◆ **Description of the task**: Word for word, transcribe the lines below and drop the pictures.

===============

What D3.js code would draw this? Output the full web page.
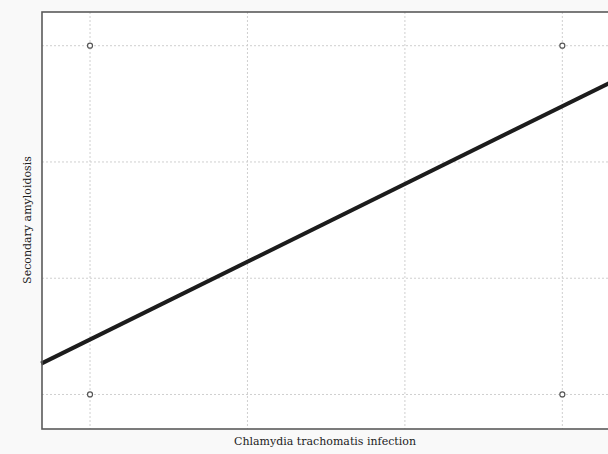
<!DOCTYPE html>
<html>
<head>
<meta charset="utf-8">
<script src="https://cdn.jsdelivr.net/npm/d3@7"></script>
<style>
  html, body { margin: 0; padding: 0; background: #f9f9f9; }
  svg { display: block; }
</style>
</head>
<body>
<div id="chart"></div>
<script>
// ── Data ─────────────────────────────────────────
var xTicks = [0, 1, 2, 3];
var yTicks = [0, 1, 2, 3];
var pointsX = [0, 3, 0, 3];
var pointsY = [0, 0, 3, 3];
var fitX = [-0.31, 3.3];
var fitY = [0.265, 2.68];
var xTitle = "Chlamydia trachomatis infection";
var yTitle = "Secondary amyloidosis";

var W = 608, H = 454;
var margin = { top: 12, right: -14, bottom: 25, left: 42 };
var iW = W - margin.left - margin.right;
var iH = H - margin.top - margin.bottom;

var svg = d3.select("#chart").append("svg").attr("width", W).attr("height", H);
svg.append("rect").attr("width", W).attr("height", H).attr("fill", "#f9f9f9");

var g = svg.append("g").attr("transform", "translate(" + margin.left + "," + margin.top + ")");

// Scales
var xScale = d3.scaleLinear().domain([-0.305, 3.29 + 14 / 157.3]).range([0, iW]);
var yScale = d3.scaleLinear().domain([-0.297, 3.29]).range([iH, 0]);

g.append("rect").attr("width", iW).attr("height", iH).attr("fill", "#ffffff");

// Grid
g.selectAll(".vgrid").data(xTicks).join("line").attr("class", "vgrid")
  .attr("x1", function (d) { return xScale(d); }).attr("x2", function (d) { return xScale(d); })
  .attr("y1", 0).attr("y2", iH)
  .attr("stroke", "#cfcfcf").attr("stroke-width", 1).attr("stroke-dasharray", "2,2");
g.selectAll(".hgrid").data(yTicks).join("line").attr("class", "hgrid")
  .attr("y1", function (d) { return yScale(d); }).attr("y2", function (d) { return yScale(d); })
  .attr("x1", 0).attr("x2", iW)
  .attr("stroke", "#cfcfcf").attr("stroke-width", 1).attr("stroke-dasharray", "2,2");

// Fit line
var fit = fitX.map(function (x, i) { return [x, fitY[i]]; });
g.append("path").datum(fit)
  .attr("d", d3.line().x(function (d) { return xScale(d[0]); }).y(function (d) { return yScale(d[1]); }))
  .attr("fill", "none").attr("stroke", "#1c1c1c").attr("stroke-width", 4);

// Points
g.selectAll(".pt").data(pointsX).join("circle").attr("class", "pt")
  .attr("cx", function (d) { return xScale(d); })
  .attr("cy", function (d, i) { return yScale(pointsY[i]); })
  .attr("r", 2.5).attr("fill", "#fff").attr("stroke", "#555").attr("stroke-width", 1.2);

// Frame
g.append("rect").attr("width", iW).attr("height", iH)
  .attr("fill", "none").attr("stroke", "#5a5a5a").attr("stroke-width", 1.6);

// Titles
svg.append("text").attr("x", 325).attr("y", 445).attr("text-anchor", "middle")
  .attr("font-family", "DejaVu Serif").attr("font-size", 11).attr("fill", "#222").text(xTitle);
svg.append("text").attr("transform", "translate(31,220) rotate(-90)").attr("text-anchor", "middle")
  .attr("font-family", "DejaVu Serif").attr("font-size", 11).attr("fill", "#222").text(yTitle);
</script>
</body>
</html>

===============

◆ **Written answer**:
What D3.js code would draw this? Output the full web page.
<!DOCTYPE html>
<html>
<head>
<meta charset="utf-8">
<script src="https://cdn.jsdelivr.net/npm/d3@7"></script>
<style>
  html, body { margin: 0; padding: 0; background: #f9f9f9; }
  svg { display: block; }
</style>
</head>
<body>
<div id="chart"></div>
<script>
// ── Data ─────────────────────────────────────────
var xTicks = [0, 1, 2, 3];
var yTicks = [0, 1, 2, 3];
var pointsX = [0, 3, 0, 3];
var pointsY = [0, 0, 3, 3];
var fitX = [-0.31, 3.3];
var fitY = [0.265, 2.68];
var xTitle = "Chlamydia trachomatis infection";
var yTitle = "Secondary amyloidosis";

var W = 608, H = 454;
var margin = { top: 12, right: -14, bottom: 25, left: 42 };
var iW = W - margin.left - margin.right;
var iH = H - margin.top - margin.bottom;

var svg = d3.select("#chart").append("svg").attr("width", W).attr("height", H);
svg.append("rect").attr("width", W).attr("height", H).attr("fill", "#f9f9f9");

var g = svg.append("g").attr("transform", "translate(" + margin.left + "," + margin.top + ")");

// Scales
var xScale = d3.scaleLinear().domain([-0.305, 3.29 + 14 / 157.3]).range([0, iW]);
var yScale = d3.scaleLinear().domain([-0.297, 3.29]).range([iH, 0]);

g.append("rect").attr("width", iW).attr("height", iH).attr("fill", "#ffffff");

// Grid
g.selectAll(".vgrid").data(xTicks).join("line").attr("class", "vgrid")
  .attr("x1", function (d) { return xScale(d); }).attr("x2", function (d) { return xScale(d); })
  .attr("y1", 0).attr("y2", iH)
  .attr("stroke", "#cfcfcf").attr("stroke-width", 1).attr("stroke-dasharray", "2,2");
g.selectAll(".hgrid").data(yTicks).join("line").attr("class", "hgrid")
  .attr("y1", function (d) { return yScale(d); }).attr("y2", function (d) { return yScale(d); })
  .attr("x1", 0).attr("x2", iW)
  .attr("stroke", "#cfcfcf").attr("stroke-width", 1).attr("stroke-dasharray", "2,2");

// Fit line
var fit = fitX.map(function (x, i) { return [x, fitY[i]]; });
g.append("path").datum(fit)
  .attr("d", d3.line().x(function (d) { return xScale(d[0]); }).y(function (d) { return yScale(d[1]); }))
  .attr("fill", "none").attr("stroke", "#1c1c1c").attr("stroke-width", 4);

// Points
g.selectAll(".pt").data(pointsX).join("circle").attr("class", "pt")
  .attr("cx", function (d) { return xScale(d); })
  .attr("cy", function (d, i) { return yScale(pointsY[i]); })
  .attr("r", 2.5).attr("fill", "#fff").attr("stroke", "#555").attr("stroke-width", 1.2);

// Frame
g.append("rect").attr("width", iW).attr("height", iH)
  .attr("fill", "none").attr("stroke", "#5a5a5a").attr("stroke-width", 1.6);

// Titles
svg.append("text").attr("x", 325).attr("y", 445).attr("text-anchor", "middle")
  .attr("font-family", "DejaVu Serif").attr("font-size", 11).attr("fill", "#222").text(xTitle);
svg.append("text").attr("transform", "translate(31,220) rotate(-90)").attr("text-anchor", "middle")
  .attr("font-family", "DejaVu Serif").attr("font-size", 11).attr("fill", "#222").text(yTitle);
</script>
</body>
</html>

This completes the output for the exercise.